Russia's President Vladimir Putin (AFP Photo / Yuri Kadobnov)
The Pentagon has spent hundreds of thousands of dollars in recent years so that researchers can study the body movements of foreign leaders, including Russian President Vladimir Putin, in hopes of predicting future behavior.
An article published by USA Today reporter Ray Locker on Thursday and corroborated by documents discovered by RT provides rare insight into a scarcely-discussed military effort that for years has relied on the expertise of body movement analysts to interpret the nonverbal projections of Putin and other heads of state.
“US policymakers are seeking any advantage they can find,” Locker reported. In order to accomplish as much, he added, the United States Office of Net Assessment — a division of the Dept. of Defense — has since at least 1996 employed Naval War College research fellow Brenda Connors: one of only a few movement pattern analyst practitioners in the world to be sanctioned by the Motus Humanus organization, according to the military school’s Dr. Mary Raum.
Locker wrote that since 2009, Connors has worked on the ONA’s Body Leads project, an effort he believes has cost the Pentagon at least $300,000 in the last five years as officials have ramped up efforts to gather foreign intelligence.
Connors was writing about the “telling movement signature” of then-Iraqi leader Saddam Hussein for the Providence Sunday Journal a decade ago, but her work on Putin himself goes back to at least 2004. By 2008, she had found herself authoring a report for the ONA called 'Movement, The Brain and Decision-making, the President of Russia, Vladimir Putin.' In the few years since, however, Locker says that the 'Body Leads' project intended to study the physical traits of numerous foreign leaders has been blessed with the talents of others.
“Since July 2011,” he wrote, “the war college had paid $165,735 to Richard Rende, a Brown University psychiatrist and specialist in the field of movement pattern analysis, federal spending records show.”
“Timothy Colton, a Harvard University expert on Russia, has been paid $113,915 since 2009 for his research with Connors, military contract records show,” he added.
Combined, the Pentagon has purchased access to a rare sort of expertise that’s provided by Connor and company, and the Motus Humanus-approved analyst really may be one of the most knowledgeable people on the planet when it comes to dissecting the Russian president’s mannerisms.
But like many Pentagon projects, US officials aren’t particularly eager to discuss Body Leads, and neither the military nor Connors answered Locker’s requests for comment. According to a solicitation found on a military website for a behavioral research associate fellow position, however, it isn’t hard to see that the DoD really is determined to divulge as much as they can about foreign leaders by any means necessary.
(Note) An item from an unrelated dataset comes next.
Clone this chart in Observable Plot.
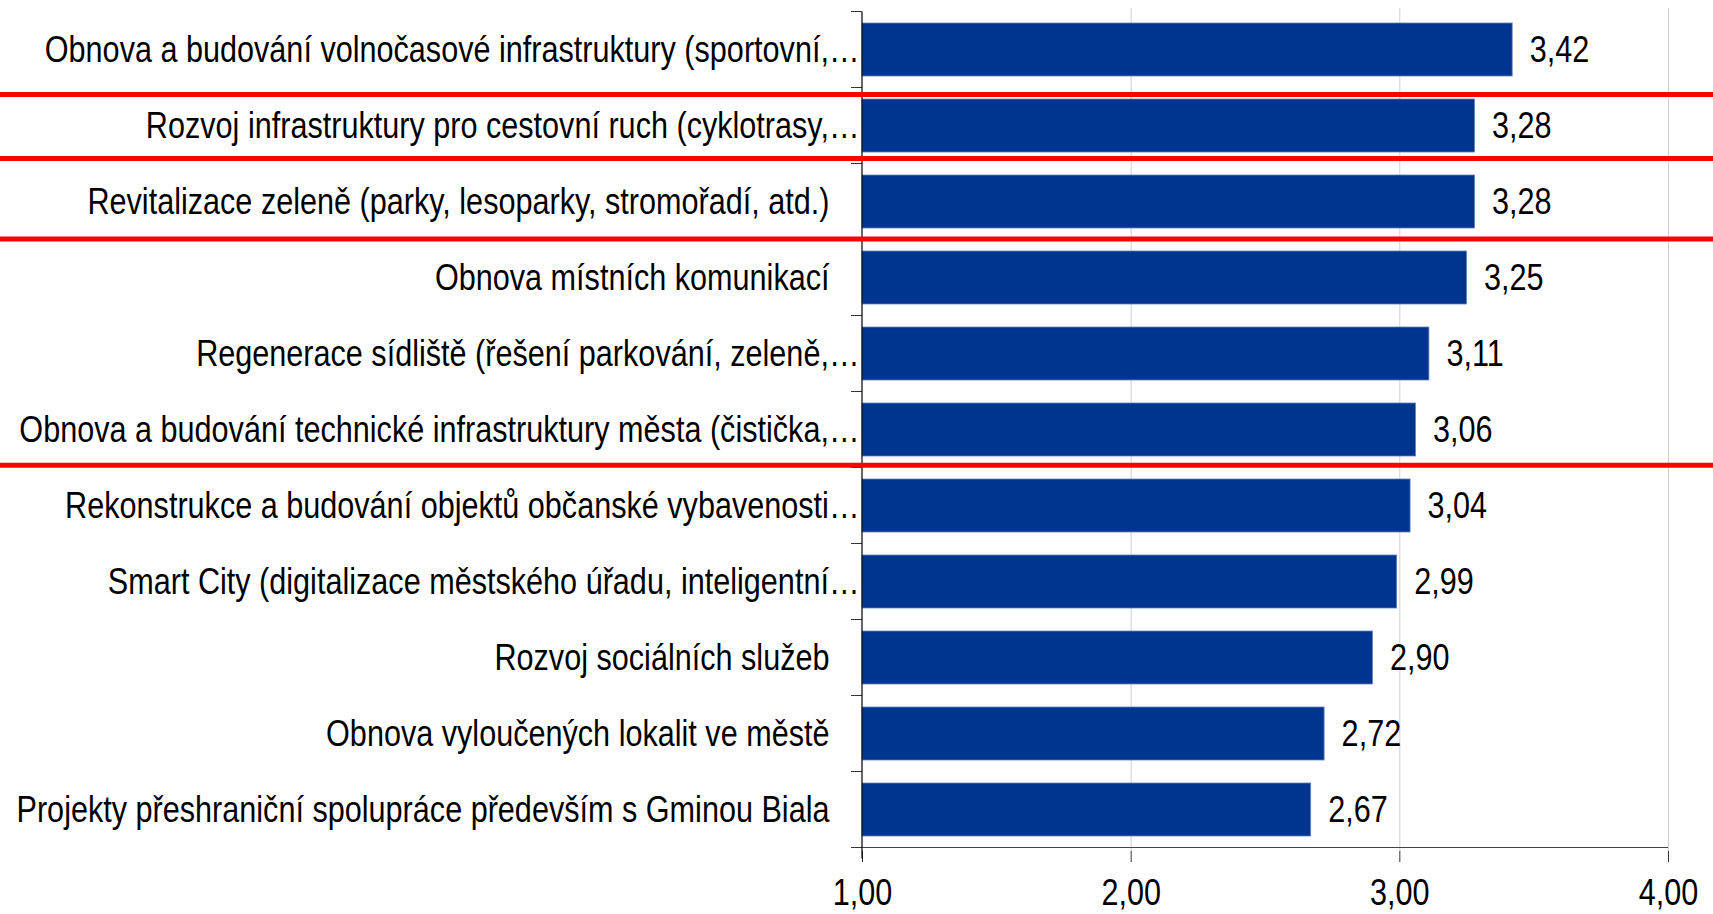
<!DOCTYPE html>
<html>
<head>
<meta charset="utf-8">
<script src="https://cdn.jsdelivr.net/npm/d3@7"></script>
<script src="https://cdn.jsdelivr.net/npm/@observablehq/plot@0.6"></script>
<style>
html, body { margin: 0; padding: 0; background: #fff; }
#chart svg { display: block; }
</style>
</head>
<body>
<div id="chart"></div>
<script>
// ---- data ----
const categories = [
  "Obnova a budování volnočasové infrastruktury (sportovní,…",
  "Rozvoj infrastruktury pro cestovní ruch (cyklotrasy,…",
  "Revitalizace zeleně (parky, lesoparky, stromořadí, atd.)",
  "Obnova místních komunikací",
  "Regenerace sídliště (řešení parkování, zeleně,…",
  "Obnova a budování technické infrastruktury města (čistička,…",
  "Rekonstrukce a budování objektů občanské vybavenosti…",
  "Smart City (digitalizace městského úřadu, inteligentní…",
  "Rozvoj sociálních služeb",
  "Obnova vyloučených lokalit ve městě",
  "Projekty přeshraniční spolupráce především s Gminou Biala"
];
const values = [3.42, 3.28, 3.28, 3.25, 3.11, 3.06, 3.04, 2.99, 2.90, 2.72, 2.67];
const xTicks = [1, 2, 3, 4];
const xTickLabels = ["1,00", "2,00", "3,00", "4,00"];
// red separator lines drawn below these categories
const separatorsAfter = [categories[0], categories[1], categories[2], categories[5]];

// ---- layout ----
const W = 1713, H = 914, MT = 8, MB = 63, ML = 862, MR = 45;
const FONT = '"Liberation Sans Narrow","Arial Narrow","Liberation Sans",Arial,sans-serif';
const NARROW = 0.85; // horizontal condensing to mimic a narrow face
const SEP_NUDGE = [7, -5, -0.5, -2.3]; // hand-drawn separators sit slightly off the boundaries
const comma = v => d3.format(".2f")(v).replace(".", ",");
const data = categories.map((c, i) => ({category: c, value: values[i]}));
const isCut = d => d.category.endsWith("…");

const plot = Plot.plot({
  width: W, height: H,
  marginTop: MT, marginBottom: MB, marginLeft: ML, marginRight: MR,
  style: {fontFamily: FONT, fontSize: "36px", color: "#000", background: "#fff"},
  x: {domain: [1, 4], axis: null, label: null},
  y: {domain: categories, paddingInner: 0.3, paddingOuter: 0.15, axis: null},
  marks: [
    Plot.gridX(xTicks.slice(1), {stroke: "#cfcfcf", strokeOpacity: 1, strokeWidth: 1}),
    Plot.barX(data, {x1: 1, x2: "value", y: "category", fill: "#00358f", stroke: "#5f80c0", strokeWidth: 0.8}),
    Plot.axisX(xTicks, {tickSize: 11, tickPadding: 17, stroke: "#333", label: null,
      tickFormat: d => xTickLabels[xTicks.indexOf(d)], fill: "#000", fontSize: 36}),
    Plot.text(data.filter(isCut), {y: "category", text: "category", frameAnchor: "left",
      textAnchor: "end", dx: -3, fill: "#000", fontSize: 36}),
    Plot.text(data.filter(d => !isCut(d)), {y: "category", text: "category", frameAnchor: "left",
      textAnchor: "end", dx: -33, fill: "#000", fontSize: 36}),
    Plot.text(data, {x: "value", y: "category", text: d => comma(d.value),
      textAnchor: "start", dx: 17, fill: "#000", fontSize: 36})
  ]
});

document.getElementById("chart").appendChild(plot);

// condense every text horizontally (narrow face is not installed)
plot.querySelectorAll("text").forEach(t => {
  const len = t.getComputedTextLength();
  if (len > 0) {
    t.setAttribute("textLength", (len * NARROW).toFixed(2));
    t.setAttribute("lengthAdjust", "spacingAndGlyphs");
  }
});

// ---- structural lines via the plot's own scales ----
const ys = plot.scale("y");
const xs = plot.scale("x");
const step = ys.step, bw = ys.bandwidth;
const bandTop = c => ys.apply(c) - (step - bw) / 2;
const svg = d3.select(plot);
const g = svg.append("g");
const yTop = bandTop(categories[0]);
const yBot = bandTop(categories[categories.length - 1]) + step;
const x0 = xs.apply(1), x4 = xs.apply(4);

// category boundary ticks
const bounds = categories.map(bandTop).concat([yBot]);
g.selectAll("line.yt").data(bounds).join("line")
  .attr("x1", x0 - 11).attr("x2", x0).attr("y1", d => d).attr("y2", d => d)
  .attr("stroke", "#333").attr("stroke-width", 1);
// x axis line
g.append("line").attr("x1", x0).attr("x2", x4).attr("y1", yBot).attr("y2", yBot)
  .attr("stroke", "#444").attr("stroke-width", 1.2);
// y axis line
g.append("line").attr("x1", x0).attr("x2", x0).attr("y1", yTop).attr("y2", yBot + 11)
  .attr("stroke", "#000").attr("stroke-width", 1.2);
// red separators across the full width
g.selectAll("line.sep").data(separatorsAfter).join("line")
  .attr("x1", 0).attr("x2", W)
  .attr("y1", (c, i) => bandTop(c) + step + SEP_NUDGE[i])
  .attr("y2", (c, i) => bandTop(c) + step + SEP_NUDGE[i])
  .attr("stroke", "#ff0000").attr("stroke-width", 5);
</script>
</body>
</html>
“The objective of the ongoing work is to advance and test behavioral movement analysis as an analytic tool to predict human decision-making style,” the solicitation reads in part. “ Two broad areas of research are 1) to pursue and advance the development and application of methodological work supporting remote behavioral profiling of selected world leaders, and 2) to contribute to efforts to disseminate the concepts and finding of the Body Leads project to the scientific community and policy makers.”
Among the requirements sought by the Pentagon in applicants were a PhD in human or behavior science, as well as the ability “to code behavioral aspects of movement in humans from video files” and “recent experience working with and supporting movement pattern analysis and the related work of body leads analysis of political leadership.” Another article about Connors published on the internet shows her working with the Body Leads project on “a cutting-edge algorithm-driven research analysis tool designed to decode human facial expression and emotion.”
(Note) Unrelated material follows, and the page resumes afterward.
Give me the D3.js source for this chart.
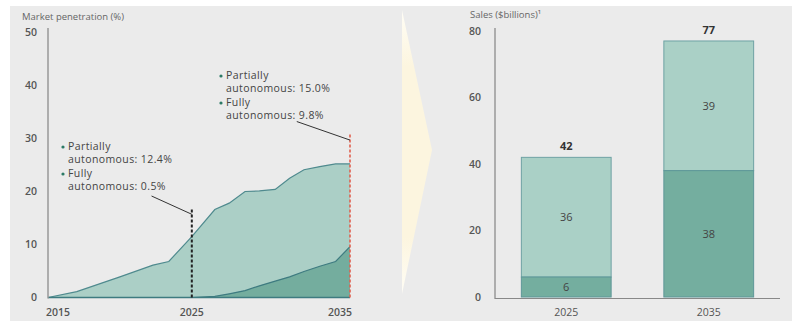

Speaking to CNN on Friday morning, USA Today’s Locker said he imagines the Body Leads team is already working on analyzing remarks made on camera by President Putin as recently as this week. For a decade, though, Connors has already been attempting to dissect the Russian president.
Connors characterized Putin’s body language as a “highly restricted...head-to-tail spinal pattern similar to fish movement” in one 2004 report, according to her because he likely did not crawl as an infant.
“Putin’s bodily imbalance and self-image show him to be risk-averse — stuck in place and time — and extremely sensitive to criticism,” she wrote.
“Putin's physical problems "created a strong will that he survive and an impetus to balance and strengthen the body...When we are unable to do something, really hard work becomes the way,” she said a year later during an interview with The Atlantic.
"He is like that ice skater who had a club foot and became an Olympic skater," she said. "It is really poignant to watch him on tape. This is a deep, old, profound loss that he has learned to cope with, magnificently."